I wish this example would go away. If two strokes of the sandpaper is left on it may last 10 hrs. If another stroke, then ten days. There is no way a builder will take an instrument just before the point of immediate failure if he wants it to last for years.


As far as hand built, I am getting close to finishing an instrument. I was given free reign to build as I pleased, I was told what they could afford (oh they have no idea what it really should cost) and I decided on the wood and what it will look like. It will be comparable to a store bought instrument but it will come with the knowledge that one person built it.

And that makes it more special than a store bought product. It is what makes antiques valuable, they might have been mass produced a hundred, two hundred years ago but how many are out there? There will not be another instrument built like this one, the cost will not be an issue as it is a gift and the person to receive it will not know the cost. Hopefully it will sound fine, so far I do not see any reason it will not.

I worked in a factory for 18 years. I was good at whatever piece of machinery I was working on. Even with the machine made to spit out carbon copy items many times (well it used to be) how the operator ran the machine affected the quality or amount of production. One week they let my partner and myself go for holidays the same week, that was the only time and we were not allowed to be gone at the same time. Production of the plant fell from the mid 90's (percent of product to 100% production) to the 50's. But today's factories are more tightly controlled.

I have no bias against factory made things, use them every day. A factory built instrument can sound better than a hand built one, and the reverse can be true. If they were on par in quality and cost which would you choose? And if there was one that was better than the other but it cost more which would you choose? Not saying if it was the factory one or hand built. And if you were willing to pay more and get the higher quality one, at some point the added cost will not be worth the added quality and most would buy the other as long as it was acceptable.

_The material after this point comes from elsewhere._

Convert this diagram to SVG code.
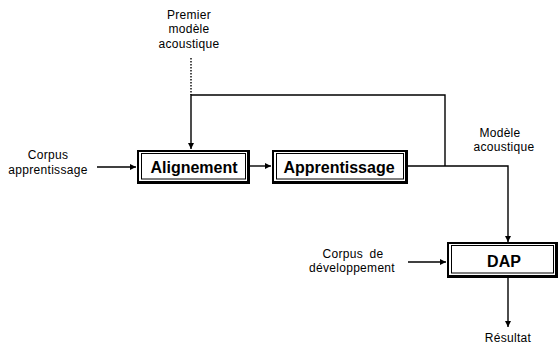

So it is wants and ability to pay the price that determines the sale of the item. If you made 10 million a year and you wanted a Somogyi and it was $75k would you care? What if you liked the sound of a Martin better? Oh yea, you would get both but use the Martin as a beater.

In the end it is a question is if you like how the guitar sounds (built or to be built) and the physical aspect of it. Does it look cool, does how it was made enter into the cool factor? Will always knowing that a person picked the woods he thought would go well together and managed to make it all work together mean anything more than if it was a factory built guitar after you owned either for 30 years? (assuming you are young enough to still be around).

Lot of things go into whether one is better for you, there are no wrong answers to this one.